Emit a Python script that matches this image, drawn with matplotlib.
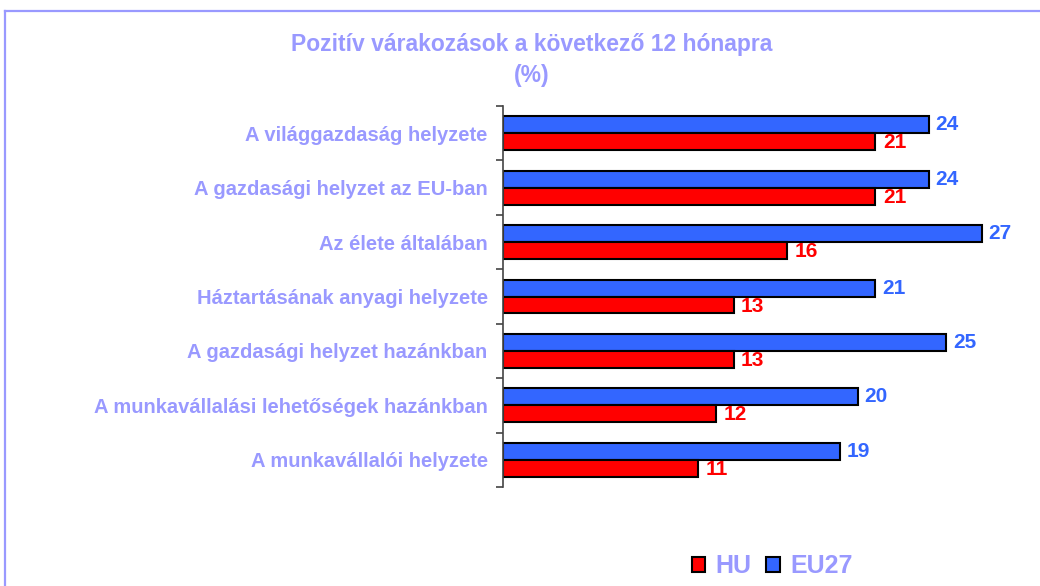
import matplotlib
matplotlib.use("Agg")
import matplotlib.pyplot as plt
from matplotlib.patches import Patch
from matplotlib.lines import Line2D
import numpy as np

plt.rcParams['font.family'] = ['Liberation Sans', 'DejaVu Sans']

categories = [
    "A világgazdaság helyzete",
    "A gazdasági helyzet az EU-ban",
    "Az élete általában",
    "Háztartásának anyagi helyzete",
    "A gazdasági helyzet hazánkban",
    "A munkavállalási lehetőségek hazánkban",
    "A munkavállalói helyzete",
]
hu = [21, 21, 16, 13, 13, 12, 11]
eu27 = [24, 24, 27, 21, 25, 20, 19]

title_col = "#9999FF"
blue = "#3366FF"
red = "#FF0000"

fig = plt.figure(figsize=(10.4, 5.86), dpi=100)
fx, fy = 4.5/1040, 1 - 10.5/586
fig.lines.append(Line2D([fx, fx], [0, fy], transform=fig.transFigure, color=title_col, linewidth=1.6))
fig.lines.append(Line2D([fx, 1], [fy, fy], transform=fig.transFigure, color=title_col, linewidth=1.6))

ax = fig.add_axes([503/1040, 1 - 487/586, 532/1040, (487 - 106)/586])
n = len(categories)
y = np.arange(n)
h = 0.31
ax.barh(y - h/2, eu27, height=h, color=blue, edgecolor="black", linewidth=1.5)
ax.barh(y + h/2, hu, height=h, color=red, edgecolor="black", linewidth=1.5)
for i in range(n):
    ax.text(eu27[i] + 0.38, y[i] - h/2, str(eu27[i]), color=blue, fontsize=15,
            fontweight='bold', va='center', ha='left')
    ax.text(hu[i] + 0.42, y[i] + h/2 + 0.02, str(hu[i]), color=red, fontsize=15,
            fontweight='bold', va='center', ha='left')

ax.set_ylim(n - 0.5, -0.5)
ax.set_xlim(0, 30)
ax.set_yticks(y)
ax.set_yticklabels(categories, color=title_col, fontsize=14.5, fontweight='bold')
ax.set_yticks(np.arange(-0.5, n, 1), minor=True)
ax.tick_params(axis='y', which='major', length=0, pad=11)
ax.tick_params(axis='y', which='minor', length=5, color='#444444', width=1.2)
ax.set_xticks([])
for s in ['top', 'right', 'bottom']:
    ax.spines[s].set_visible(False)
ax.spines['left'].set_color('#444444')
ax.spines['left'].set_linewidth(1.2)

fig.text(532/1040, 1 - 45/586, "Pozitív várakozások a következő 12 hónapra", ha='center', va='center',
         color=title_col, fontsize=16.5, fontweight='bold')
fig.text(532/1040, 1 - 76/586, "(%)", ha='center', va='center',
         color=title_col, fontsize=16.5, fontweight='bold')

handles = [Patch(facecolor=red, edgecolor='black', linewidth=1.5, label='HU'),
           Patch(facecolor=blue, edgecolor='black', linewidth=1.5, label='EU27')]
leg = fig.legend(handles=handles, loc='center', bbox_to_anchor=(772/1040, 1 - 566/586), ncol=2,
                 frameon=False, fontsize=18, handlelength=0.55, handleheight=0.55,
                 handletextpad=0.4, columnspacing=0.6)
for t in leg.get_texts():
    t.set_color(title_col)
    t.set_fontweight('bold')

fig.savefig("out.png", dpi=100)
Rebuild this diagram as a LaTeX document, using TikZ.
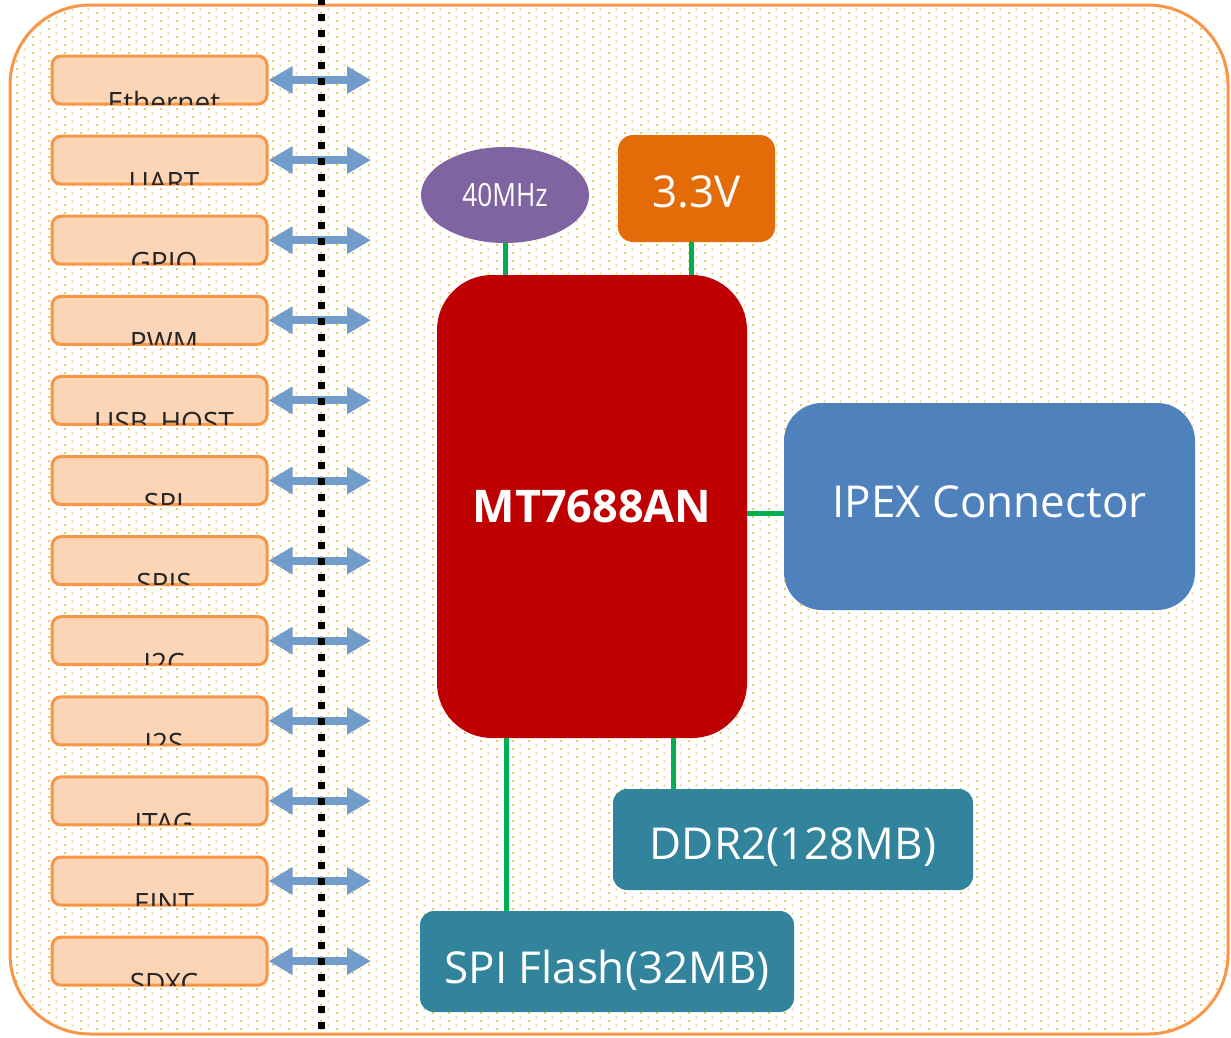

= = =

Problem:
Every record above must be given again exactly; drop the pictures.

Written solution:
Emit a Python script that matches this image, drawn with matplotlib.
import matplotlib
matplotlib.use("Agg")
import matplotlib.pyplot as plt
from matplotlib.patches import Patch
from matplotlib.lines import Line2D
import numpy as np

plt.rcParams['font.family'] = ['Liberation Sans', 'DejaVu Sans']

categories = [
    "A világgazdaság helyzete",
    "A gazdasági helyzet az EU-ban",
    "Az élete általában",
    "Háztartásának anyagi helyzete",
    "A gazdasági helyzet hazánkban",
    "A munkavállalási lehetőségek hazánkban",
    "A munkavállalói helyzete",
]
hu = [21, 21, 16, 13, 13, 12, 11]
eu27 = [24, 24, 27, 21, 25, 20, 19]

title_col = "#9999FF"
blue = "#3366FF"
red = "#FF0000"

fig = plt.figure(figsize=(10.4, 5.86), dpi=100)
fx, fy = 4.5/1040, 1 - 10.5/586
fig.lines.append(Line2D([fx, fx], [0, fy], transform=fig.transFigure, color=title_col, linewidth=1.6))
fig.lines.append(Line2D([fx, 1], [fy, fy], transform=fig.transFigure, color=title_col, linewidth=1.6))

ax = fig.add_axes([503/1040, 1 - 487/586, 532/1040, (487 - 106)/586])
n = len(categories)
y = np.arange(n)
h = 0.31
ax.barh(y - h/2, eu27, height=h, color=blue, edgecolor="black", linewidth=1.5)
ax.barh(y + h/2, hu, height=h, color=red, edgecolor="black", linewidth=1.5)
for i in range(n):
    ax.text(eu27[i] + 0.38, y[i] - h/2, str(eu27[i]), color=blue, fontsize=15,
            fontweight='bold', va='center', ha='left')
    ax.text(hu[i] + 0.42, y[i] + h/2 + 0.02, str(hu[i]), color=red, fontsize=15,
            fontweight='bold', va='center', ha='left')

ax.set_ylim(n - 0.5, -0.5)
ax.set_xlim(0, 30)
ax.set_yticks(y)
ax.set_yticklabels(categories, color=title_col, fontsize=14.5, fontweight='bold')
ax.set_yticks(np.arange(-0.5, n, 1), minor=True)
ax.tick_params(axis='y', which='major', length=0, pad=11)
ax.tick_params(axis='y', which='minor', length=5, color='#444444', width=1.2)
ax.set_xticks([])
for s in ['top', 'right', 'bottom']:
    ax.spines[s].set_visible(False)
ax.spines['left'].set_color('#444444')
ax.spines['left'].set_linewidth(1.2)

fig.text(532/1040, 1 - 45/586, "Pozitív várakozások a következő 12 hónapra", ha='center', va='center',
         color=title_col, fontsize=16.5, fontweight='bold')
fig.text(532/1040, 1 - 76/586, "(%)", ha='center', va='center',
         color=title_col, fontsize=16.5, fontweight='bold')

handles = [Patch(facecolor=red, edgecolor='black', linewidth=1.5, label='HU'),
           Patch(facecolor=blue, edgecolor='black', linewidth=1.5, label='EU27')]
leg = fig.legend(handles=handles, loc='center', bbox_to_anchor=(772/1040, 1 - 566/586), ncol=2,
                 frameon=False, fontsize=18, handlelength=0.55, handleheight=0.55,
                 handletextpad=0.4, columnspacing=0.6)
for t in leg.get_texts():
    t.set_color(title_col)
    t.set_fontweight('bold')

fig.savefig("out.png", dpi=100)
Rebuild this diagram as a LaTeX document, using TikZ.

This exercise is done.